# TASK DETAILS
Carry none of the pictures over; set down the material below exactly.

# DATASET EXTRACT
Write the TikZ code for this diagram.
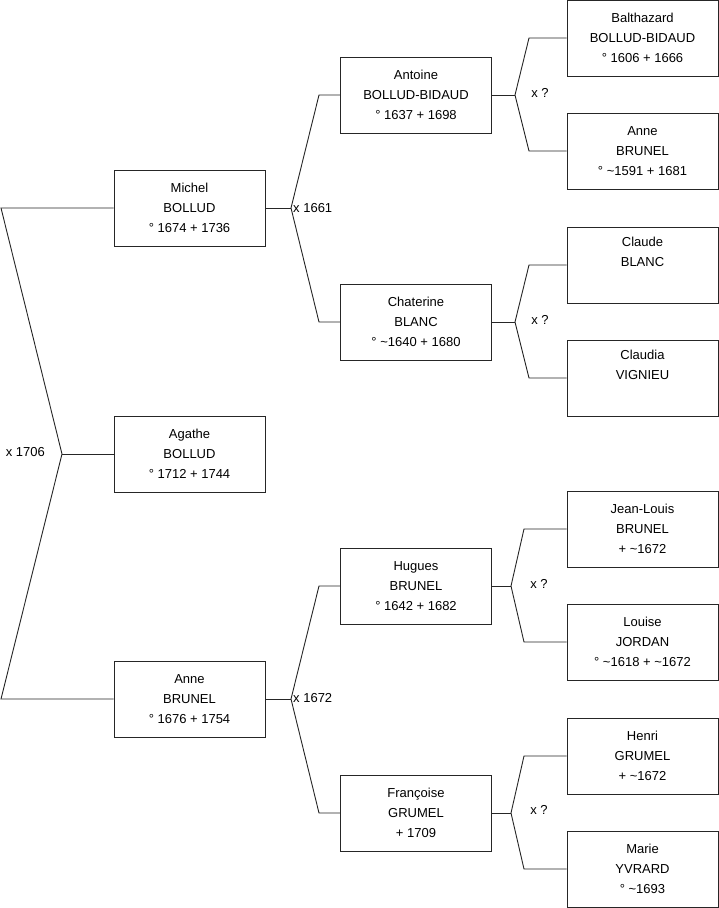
\documentclass[tikz,border=0pt]{standalone}
\usepackage{fontspec}
\setmainfont{Liberation Sans}
\begin{document}
\begin{tikzpicture}[x=1pt,y=-1pt,
  person/.style={draw=black!85, line width=0.9pt, fill=white, minimum width=151pt, minimum height=76pt, inner sep=0pt, align=center, font=\fontsize{13}{19.8}\selectfont},
  link/.style={draw=black!85, line width=0.9pt},
  marr/.style={font=\fontsize{13}{15}\selectfont, inner sep=0pt}]
\useasboundingbox (0,0) rectangle (719,908);
\fill[white] (0,0) rectangle (719,908);
% column 1
\node[person] (michel) at (189.5,208) {Michel\\BOLLUD\\° 1674 + 1736};
\node[person] (agathe) at (189.5,454) {Agathe\\BOLLUD\\° 1712 + 1744};
\node[person] (anne) at (189.5,699) {Anne\\BRUNEL\\° 1676 + 1754};
% column 2
\node[person] (antoine) at (416,95) {Antoine\\BOLLUD-BIDAUD\\° 1637 + 1698};
\node[person] (chaterine) at (416,322) {Chaterine\\BLANC\\° \textasciitilde 1640 + 1680};
\node[person] (hugues) at (416,586) {Hugues\\BRUNEL\\° 1642 + 1682};
\node[person] (francoise) at (416,813) {Françoise\\GRUMEL\\+ 1709};
% column 3
\node[person] (balthazard) at (642.5,38) {Balthazard\\BOLLUD-BIDAUD\\° 1606 + 1666};
\node[person] (anneb) at (642.5,151) {Anne\\BRUNEL\\° \textasciitilde 1591 + 1681};
\node[person] (claude) at (642.5,265) {Claude\\BLANC\\\strut};
\node[person] (claudia) at (642.5,378) {Claudia\\VIGNIEU\\\strut};
\node[person] (jeanlouis) at (642.5,529) {Jean-Louis\\BRUNEL\\+ \textasciitilde 1672};
\node[person] (louise) at (642.5,642) {Louise\\JORDAN\\° \textasciitilde 1618 + \textasciitilde 1672};
\node[person] (henri) at (642.5,756) {Henri\\GRUMEL\\+ \textasciitilde 1672};
\node[person] (marie) at (642.5,869) {Marie\\YVRARD\\° \textasciitilde 1693};
% joints level 0
\coordinate (j0) at (62,454);
\coordinate (j0a) at (1,208);
\coordinate (j0b) at (1,699);
\draw[link] (michel.west) -- (j0a) -- (j0) -- (j0b) -- (anne.west);
\draw[link] (j0) -- (agathe.west);
\node[marr, anchor=east] (m0) at (45,452) {x 1706};
% level 1
\coordinate (j1) at (291,208);
\coordinate (j1a) at (319,95);
\coordinate (j1b) at (319,322);
\draw[link] (michel.east) -- (j1);
\draw[link] (antoine.west) -- (j1a) -- (j1) -- (j1b) -- (chaterine.west);
\node[marr, anchor=west] (m1) at (293,208) {x 1661};
\coordinate (j2) at (291,699);
\coordinate (j2a) at (319,586);
\coordinate (j2b) at (319,813);
\draw[link] (anne.east) -- (j2);
\draw[link] (hugues.west) -- (j2a) -- (j2) -- (j2b) -- (francoise.west);
\node[marr, anchor=west] (m2) at (293,698) {x 1672};
% level 2
\coordinate (k1) at (515,95);
\coordinate (k1a) at (529,38);
\coordinate (k1b) at (529,151);
\draw[link] (antoine.east) -- (k1);
\draw[link] (balthazard.west) -- (k1a) -- (k1) -- (k1b) -- (anneb.west);
\node[marr] (n1) at (540,93) {x ?};
\coordinate (k2) at (515,322);
\coordinate (k2a) at (529,265);
\coordinate (k2b) at (529,378);
\draw[link] (chaterine.east) -- (k2);
\draw[link] (claude.west) -- (k2a) -- (k2) -- (k2b) -- (claudia.west);
\node[marr] (n2) at (540,320) {x ?};
\coordinate (k3) at (511,586);
\coordinate (k3a) at (524,529);
\coordinate (k3b) at (524,642);
\draw[link] (hugues.east) -- (k3);
\draw[link] (jeanlouis.west) -- (k3a) -- (k3) -- (k3b) -- (louise.west);
\node[marr] (n3) at (539,584) {x ?};
\coordinate (k4) at (511,813);
\coordinate (k4a) at (524,756);
\coordinate (k4b) at (524,869);
\draw[link] (francoise.east) -- (k4);
\draw[link] (henri.west) -- (k4a) -- (k4) -- (k4b) -- (marie.west);
\node[marr] (n4) at (539,810) {x ?};
\end{tikzpicture}
\end{document}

# EXERCISE ANSWER
Write the TikZ code for this diagram.
\documentclass[tikz,border=0pt]{standalone}
\usepackage{fontspec}
\setmainfont{Liberation Sans}
\begin{document}
\begin{tikzpicture}[x=1pt,y=-1pt,
  person/.style={draw=black!85, line width=0.9pt, fill=white, minimum width=151pt, minimum height=76pt, inner sep=0pt, align=center, font=\fontsize{13}{19.8}\selectfont},
  link/.style={draw=black!85, line width=0.9pt},
  marr/.style={font=\fontsize{13}{15}\selectfont, inner sep=0pt}]
\useasboundingbox (0,0) rectangle (719,908);
\fill[white] (0,0) rectangle (719,908);
% column 1
\node[person] (michel) at (189.5,208) {Michel\\BOLLUD\\° 1674 + 1736};
\node[person] (agathe) at (189.5,454) {Agathe\\BOLLUD\\° 1712 + 1744};
\node[person] (anne) at (189.5,699) {Anne\\BRUNEL\\° 1676 + 1754};
% column 2
\node[person] (antoine) at (416,95) {Antoine\\BOLLUD-BIDAUD\\° 1637 + 1698};
\node[person] (chaterine) at (416,322) {Chaterine\\BLANC\\° \textasciitilde 1640 + 1680};
\node[person] (hugues) at (416,586) {Hugues\\BRUNEL\\° 1642 + 1682};
\node[person] (francoise) at (416,813) {Françoise\\GRUMEL\\+ 1709};
% column 3
\node[person] (balthazard) at (642.5,38) {Balthazard\\BOLLUD-BIDAUD\\° 1606 + 1666};
\node[person] (anneb) at (642.5,151) {Anne\\BRUNEL\\° \textasciitilde 1591 + 1681};
\node[person] (claude) at (642.5,265) {Claude\\BLANC\\\strut};
\node[person] (claudia) at (642.5,378) {Claudia\\VIGNIEU\\\strut};
\node[person] (jeanlouis) at (642.5,529) {Jean-Louis\\BRUNEL\\+ \textasciitilde 1672};
\node[person] (louise) at (642.5,642) {Louise\\JORDAN\\° \textasciitilde 1618 + \textasciitilde 1672};
\node[person] (henri) at (642.5,756) {Henri\\GRUMEL\\+ \textasciitilde 1672};
\node[person] (marie) at (642.5,869) {Marie\\YVRARD\\° \textasciitilde 1693};
% joints level 0
\coordinate (j0) at (62,454);
\coordinate (j0a) at (1,208);
\coordinate (j0b) at (1,699);
\draw[link] (michel.west) -- (j0a) -- (j0) -- (j0b) -- (anne.west);
\draw[link] (j0) -- (agathe.west);
\node[marr, anchor=east] (m0) at (45,452) {x 1706};
% level 1
\coordinate (j1) at (291,208);
\coordinate (j1a) at (319,95);
\coordinate (j1b) at (319,322);
\draw[link] (michel.east) -- (j1);
\draw[link] (antoine.west) -- (j1a) -- (j1) -- (j1b) -- (chaterine.west);
\node[marr, anchor=west] (m1) at (293,208) {x 1661};
\coordinate (j2) at (291,699);
\coordinate (j2a) at (319,586);
\coordinate (j2b) at (319,813);
\draw[link] (anne.east) -- (j2);
\draw[link] (hugues.west) -- (j2a) -- (j2) -- (j2b) -- (francoise.west);
\node[marr, anchor=west] (m2) at (293,698) {x 1672};
% level 2
\coordinate (k1) at (515,95);
\coordinate (k1a) at (529,38);
\coordinate (k1b) at (529,151);
\draw[link] (antoine.east) -- (k1);
\draw[link] (balthazard.west) -- (k1a) -- (k1) -- (k1b) -- (anneb.west);
\node[marr] (n1) at (540,93) {x ?};
\coordinate (k2) at (515,322);
\coordinate (k2a) at (529,265);
\coordinate (k2b) at (529,378);
\draw[link] (chaterine.east) -- (k2);
\draw[link] (claude.west) -- (k2a) -- (k2) -- (k2b) -- (claudia.west);
\node[marr] (n2) at (540,320) {x ?};
\coordinate (k3) at (511,586);
\coordinate (k3a) at (524,529);
\coordinate (k3b) at (524,642);
\draw[link] (hugues.east) -- (k3);
\draw[link] (jeanlouis.west) -- (k3a) -- (k3) -- (k3b) -- (louise.west);
\node[marr] (n3) at (539,584) {x ?};
\coordinate (k4) at (511,813);
\coordinate (k4a) at (524,756);
\coordinate (k4b) at (524,869);
\draw[link] (francoise.east) -- (k4);
\draw[link] (henri.west) -- (k4a) -- (k4) -- (k4b) -- (marie.west);
\node[marr] (n4) at (539,810) {x ?};
\end{tikzpicture}
\end{document}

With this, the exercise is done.